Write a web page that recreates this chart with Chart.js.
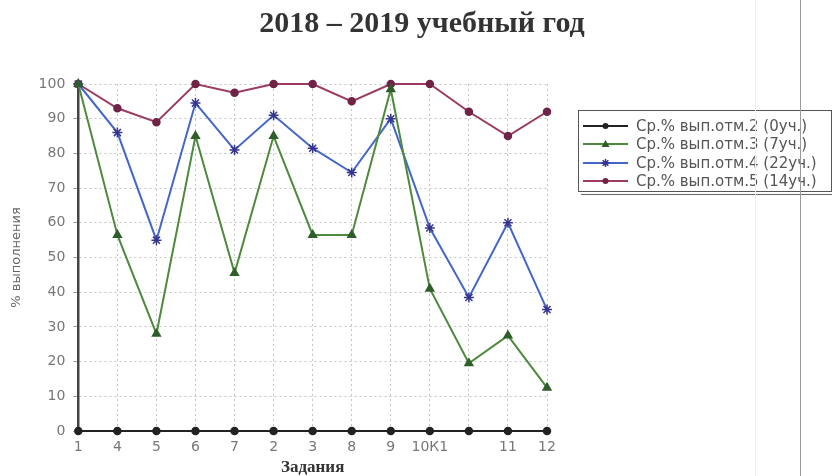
<!DOCTYPE html>
<html><head><meta charset="utf-8">
<script src="https://cdn.jsdelivr.net/npm/chart.js@4.4.0/dist/chart.umd.min.js"></script>
<style>
html,body{margin:0;padding:0;background:#fff;}
#wrap{position:relative;width:835px;height:476px;overflow:hidden;}
#c{position:absolute;left:0;top:0;}
.vl{position:absolute;top:0;height:476px;width:1px;pointer-events:none;}
#legend{position:absolute;left:578px;top:110px;width:254px;height:82px;border:1px solid #555;box-sizing:border-box;
  font-family:'DejaVu Sans',sans-serif;font-size:15px;color:#555;}
#legend .shadow{position:absolute;left:2px;right:-1px;bottom:-4px;height:0;border-top:1.5px solid #666;}
#legend .it{position:absolute;left:4px;height:18px;line-height:18px;white-space:nowrap;display:flex;align-items:center;}
#legend .it canvas{margin-right:8px;}
</style></head><body>
<div id="wrap"><canvas id="c" width="835" height="476"></canvas>
<div id="legend"><div class="shadow"></div></div>
<div class="vl" style="left:755px;background:#eee"></div>
<div class="vl" style="left:800px;background:#9a9a9a"></div></div>
<script>
const titleText = '2018 – 2019 учебный год';
const xTitle = 'Задания';
const yTitle = '% выполнения';
const categories = ['1','4','5','6','7','2','3','8','9','10К1','','11','12'];
const seriesNames = ['Ср.% вып.отм.2 (0уч.)','Ср.% вып.отм.3 (7уч.)','Ср.% вып.отм.4 (22уч.)','Ср.% вып.отм.5 (14уч.)'];
const mark2 = [0,0,0,0,0,0,0,0,0,0,0,0,0];
const mark3 = [100,56.5,28,85,45.5,85,56.5,56.5,98.5,41,19.5,27.5,12.5];
const mark4 = [100,86,55,94.5,81,91,81.5,74.5,90,58.5,38.5,60,35];
const mark5 = [100,93,89,100,97.5,100,100,95,100,100,92,85,92];

const styles = [
  {line:'#222222', mk:'#222222', ps:'circle', r:3.5},
  {line:'#4e8a3e', mk:'#2f5e2a', ps:'triangle', r:4.5},
  {line:'#4466cc', mk:'#35358f', ps:'star', r:5},
  {line:'#9c3a62', mk:'#6e2545', ps:'circle', r:3.5}
];
const seriesData = [mark2, mark3, mark4, mark5];

function legendImg(s){
  const c = document.createElement('canvas'); c.width = 45; c.height = 12;
  const x = c.getContext('2d');
  x.strokeStyle = s.line; x.lineWidth = 2;
  x.beginPath(); x.moveTo(0,6); x.lineTo(45,6); x.stroke();
  x.fillStyle = s.mk; x.strokeStyle = s.mk; x.lineWidth = 1.5;
  const cx = 22.5, cy = 6;
  if (s.ps === 'circle'){ x.beginPath(); x.arc(cx,cy,3,0,Math.PI*2); x.fill(); }
  else if (s.ps === 'triangle'){ x.beginPath(); x.moveTo(cx,cy-4); x.lineTo(cx+4,cy+3); x.lineTo(cx-4,cy+3); x.closePath(); x.fill(); }
  else { x.beginPath(); for (let a=0;a<4;a++){ const ang=a*Math.PI/4; x.moveTo(cx-4*Math.cos(ang),cy-4*Math.sin(ang)); x.lineTo(cx+4*Math.cos(ang),cy+4*Math.sin(ang)); } x.stroke(); }
  return c;
}

const datasets = seriesData.map((d,i)=>({
  label: seriesNames[i], data: d,
  borderColor: styles[i].line, backgroundColor: styles[i].mk,
  borderWidth: 2, tension: 0,
  pointStyle: styles[i].ps, pointRadius: styles[i].r,
  pointBackgroundColor: styles[i].mk, pointBorderColor: styles[i].mk, pointBorderWidth: 1.5,
  clip: 12
}));

const chart = new Chart(document.getElementById('c'), {
  type:'line',
  data:{labels:categories, datasets},
  options:{
    responsive:false, animation:false,
    layout:{padding:{left:9, right:0, top:0, bottom:0}},
    plugins:{
      title:{display:true, text:titleText, color:'#333',
        font:{family:'Liberation Serif', size:30, weight:'bold'}, padding:{top:6, bottom:42}},
      legend:{display:false},
      tooltip:{enabled:false}
    },
    scales:{
      x:{type:'category', offset:false,
        grid:{color:'#c4c4c4', lineWidth:1, drawTicks:true, tickLength:4, tickColor:'#999'},
        border:{display:true, color:'#333', width:2, dash:[2,3]},
        ticks:{color:'#777', font:{family:'DejaVu Sans', size:14, lineHeight:1.0}, padding:5, autoSkip:false, maxRotation:0},
        title:{display:true, text:xTitle, color:'#333', font:{family:'Liberation Serif', size:17, weight:'bold', lineHeight:1.0}, padding:{top:0, bottom:0}}},
      y:{min:0, max:100,
        ticks:{stepSize:10, color:'#777', font:{family:'DejaVu Sans', size:14}, padding:8},
        grid:{color:'#c4c4c4', lineWidth:1, tickLength:5, tickColor:'#999'},
        border:{display:true, color:'#444', width:2.5, dash:[2,3]},
        title:{display:true, text:yTitle, color:'#666', font:{family:'DejaVu Sans', size:13}, padding:{top:0, bottom:6}}},
      y2:{position:'right', display:true, min:0, max:100,
        grid:{display:false}, ticks:{display:false}, border:{display:false},
        afterFit:(s)=>{ s.width = 288; }}
    }
  }
});

// HTML legend built from the chart's datasets
const lg = document.getElementById('legend');
chart.data.datasets.forEach((ds,i)=>{
  const it = document.createElement('div');
  it.className = 'it';
  it.style.top = (6 + i*18.3) + 'px';
  it.appendChild(legendImg(styles[i]));
  const sp = document.createElement('span'); sp.textContent = ds.label;
  it.appendChild(sp);
  lg.appendChild(it);
});
</script>
</body></html>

_____

Return all of the data exactly as written, and drop the pictures.

Write a web page that recreates this chart with Chart.js.
<!DOCTYPE html>
<html><head><meta charset="utf-8">
<script src="https://cdn.jsdelivr.net/npm/chart.js@4.4.0/dist/chart.umd.min.js"></script>
<style>
html,body{margin:0;padding:0;background:#fff;}
#wrap{position:relative;width:835px;height:476px;overflow:hidden;}
#c{position:absolute;left:0;top:0;}
.vl{position:absolute;top:0;height:476px;width:1px;pointer-events:none;}
#legend{position:absolute;left:578px;top:110px;width:254px;height:82px;border:1px solid #555;box-sizing:border-box;
  font-family:'DejaVu Sans',sans-serif;font-size:15px;color:#555;}
#legend .shadow{position:absolute;left:2px;right:-1px;bottom:-4px;height:0;border-top:1.5px solid #666;}
#legend .it{position:absolute;left:4px;height:18px;line-height:18px;white-space:nowrap;display:flex;align-items:center;}
#legend .it canvas{margin-right:8px;}
</style></head><body>
<div id="wrap"><canvas id="c" width="835" height="476"></canvas>
<div id="legend"><div class="shadow"></div></div>
<div class="vl" style="left:755px;background:#eee"></div>
<div class="vl" style="left:800px;background:#9a9a9a"></div></div>
<script>
const titleText = '2018 – 2019 учебный год';
const xTitle = 'Задания';
const yTitle = '% выполнения';
const categories = ['1','4','5','6','7','2','3','8','9','10К1','','11','12'];
const seriesNames = ['Ср.% вып.отм.2 (0уч.)','Ср.% вып.отм.3 (7уч.)','Ср.% вып.отм.4 (22уч.)','Ср.% вып.отм.5 (14уч.)'];
const mark2 = [0,0,0,0,0,0,0,0,0,0,0,0,0];
const mark3 = [100,56.5,28,85,45.5,85,56.5,56.5,98.5,41,19.5,27.5,12.5];
const mark4 = [100,86,55,94.5,81,91,81.5,74.5,90,58.5,38.5,60,35];
const mark5 = [100,93,89,100,97.5,100,100,95,100,100,92,85,92];

const styles = [
  {line:'#222222', mk:'#222222', ps:'circle', r:3.5},
  {line:'#4e8a3e', mk:'#2f5e2a', ps:'triangle', r:4.5},
  {line:'#4466cc', mk:'#35358f', ps:'star', r:5},
  {line:'#9c3a62', mk:'#6e2545', ps:'circle', r:3.5}
];
const seriesData = [mark2, mark3, mark4, mark5];

function legendImg(s){
  const c = document.createElement('canvas'); c.width = 45; c.height = 12;
  const x = c.getContext('2d');
  x.strokeStyle = s.line; x.lineWidth = 2;
  x.beginPath(); x.moveTo(0,6); x.lineTo(45,6); x.stroke();
  x.fillStyle = s.mk; x.strokeStyle = s.mk; x.lineWidth = 1.5;
  const cx = 22.5, cy = 6;
  if (s.ps === 'circle'){ x.beginPath(); x.arc(cx,cy,3,0,Math.PI*2); x.fill(); }
  else if (s.ps === 'triangle'){ x.beginPath(); x.moveTo(cx,cy-4); x.lineTo(cx+4,cy+3); x.lineTo(cx-4,cy+3); x.closePath(); x.fill(); }
  else { x.beginPath(); for (let a=0;a<4;a++){ const ang=a*Math.PI/4; x.moveTo(cx-4*Math.cos(ang),cy-4*Math.sin(ang)); x.lineTo(cx+4*Math.cos(ang),cy+4*Math.sin(ang)); } x.stroke(); }
  return c;
}

const datasets = seriesData.map((d,i)=>({
  label: seriesNames[i], data: d,
  borderColor: styles[i].line, backgroundColor: styles[i].mk,
  borderWidth: 2, tension: 0,
  pointStyle: styles[i].ps, pointRadius: styles[i].r,
  pointBackgroundColor: styles[i].mk, pointBorderColor: styles[i].mk, pointBorderWidth: 1.5,
  clip: 12
}));

const chart = new Chart(document.getElementById('c'), {
  type:'line',
  data:{labels:categories, datasets},
  options:{
    responsive:false, animation:false,
    layout:{padding:{left:9, right:0, top:0, bottom:0}},
    plugins:{
      title:{display:true, text:titleText, color:'#333',
        font:{family:'Liberation Serif', size:30, weight:'bold'}, padding:{top:6, bottom:42}},
      legend:{display:false},
      tooltip:{enabled:false}
    },
    scales:{
      x:{type:'category', offset:false,
        grid:{color:'#c4c4c4', lineWidth:1, drawTicks:true, tickLength:4, tickColor:'#999'},
        border:{display:true, color:'#333', width:2, dash:[2,3]},
        ticks:{color:'#777', font:{family:'DejaVu Sans', size:14, lineHeight:1.0}, padding:5, autoSkip:false, maxRotation:0},
        title:{display:true, text:xTitle, color:'#333', font:{family:'Liberation Serif', size:17, weight:'bold', lineHeight:1.0}, padding:{top:0, bottom:0}}},
      y:{min:0, max:100,
        ticks:{stepSize:10, color:'#777', font:{family:'DejaVu Sans', size:14}, padding:8},
        grid:{color:'#c4c4c4', lineWidth:1, tickLength:5, tickColor:'#999'},
        border:{display:true, color:'#444', width:2.5, dash:[2,3]},
        title:{display:true, text:yTitle, color:'#666', font:{family:'DejaVu Sans', size:13}, padding:{top:0, bottom:6}}},
      y2:{position:'right', display:true, min:0, max:100,
        grid:{display:false}, ticks:{display:false}, border:{display:false},
        afterFit:(s)=>{ s.width = 288; }}
    }
  }
});

// HTML legend built from the chart's datasets
const lg = document.getElementById('legend');
chart.data.datasets.forEach((ds,i)=>{
  const it = document.createElement('div');
  it.className = 'it';
  it.style.top = (6 + i*18.3) + 'px';
  it.appendChild(legendImg(styles[i]));
  const sp = document.createElement('span'); sp.textContent = ds.label;
  it.appendChild(sp);
  lg.appendChild(it);
});
</script>
</body></html>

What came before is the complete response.